“Everyone I Know Goes Away in the End”: A Tribute to Johnny Cash

Ever since I’ve been conscious, Johnny Cash was one of those entertainers, performers – hell, people – I’d always been vaguely aware of yet didn’t really know a great deal about. Someone my parents sort of liked, albeit with a kind of amused forbearance; someone kind of comical and not all that cool, really.

Shows where my head was at.

Not a great lover or follower of country music — hey, what could a bunch of twangy bejeweled cowpokes say to me, a snotty punk brat from Manchester, England, right? — I never really paid that much attention back then.

Fast-forward a few years, to a new immigrant life in which country music began to sound less alien, if only through sheer ubiquity and a kind of saturation-point osmosis. Then I heard a song on an otherwise disappointing U2 record. “The Wanderer”, from Zooropa, wasn’t exactly a tour-de-force, but it did tweak my radar a little, with its hints of the still largely untapped possibilities for genre-crossover in that relentless, lonesome railroad clatter and the spaces it contained. Around that time, one of my favourite post-punk artists, Nick Cave, began dropping references to the Man in Black in interviews. Or maybe others did in regard to Cave, I can’t remember. However, curious: I’d always thought Cave himself was the man in black. Finally, I saw a movie called Dead Man Walking, on the soundtrack of which nestled another Cash tune, “In Your Mind”. Country? Sure, this was country, but really, how goddamned different it sounded, how intriguingly far from Nashville, Tennessee. All the roof-raising bluster of a renegade preacher, although never strident. Quavery yet vigorous. Tough but compassionate. Like the slowest kid in class, the light bulb began flickering and fizzing above my head. Hey, this music, this wide-legged stance, this straight-talking open-eyed appraisal of darkness and redemption, was walking a parallel line I’d been familiar with since 1977, was pretty much wrestling with the same demons. Attitude, in other words. Who knew? Well, a whole bunch of people knew, apparently.

The man was phenomenally prolific over a career spanning almost half a century. Hundreds of albums (well over 300, if you include compilations and box sets). Hit records. He battled addiction. Experienced great love. Found peace in family and faith. He moved in and out of public perception. Like Bob Dylan, he didn’t seem concerned about the zeitgeist any more, if he’d ever cared at all. As if he knew larger troubles and truths than fame, fashion and fortune.

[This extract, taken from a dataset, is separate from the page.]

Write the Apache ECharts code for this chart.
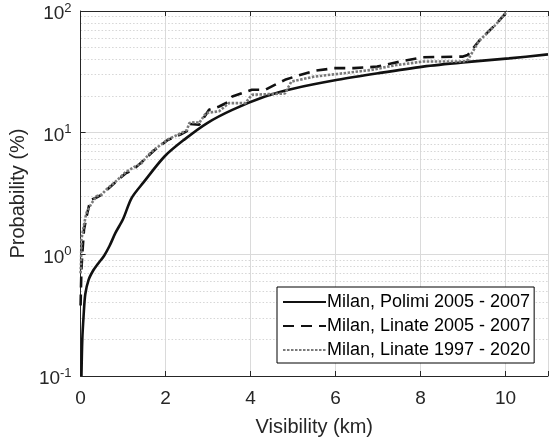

The Rick Rubin/American Records stuff released steadily over the last 10 years has given younger rock audiences a precious glimpse into Cash’s unique relationship with American music. More than that; his sly, careworn posture toward the trials of our age is now at least sketched with rugged monochrome beauty, even if it could never be fully coloured in. But this is a tribute, not a review: a plain marking of the passage from our world of a man who touched greatness more than once. Just that one still from the video for his cover of NIN’s “Hurt”, in which Cash looks so weary, lost and impossibly old, can bring tears to my eyes. When that video was recorded, his beloved wife and fiercely supreme den mother June Carter Cash was alive. Yet watching it, you can see a shadow of a premonition, the chilling inevitability of the eventual passing into oblivion of all he loved, including, finally, himself. And by extension, we flinch at the inexorable loss and grief most assuredly heading our own way down those implacable steel tracks.

I didn’t want to write this as a fan. Or even as some detached “expert” observer. In all honesty, with regard to Johnny Cash, there are others far more qualified than I to both eulogize and contextualize his work, his sheer presence in the world. But I have come to respect this passionate man and his fierce music after years of inexplicable indifference on my part, and I merely wish now, at the end, to record (however awkwardly) that slowly dawning regard. He was far from pure, carrying as he did the hard-bitten rebel-markings of his abrasive passage through seven decades of this often-bewildering life. Not pure, then — who the fuck is? — but when he died, something unaccountably good left our world all the same.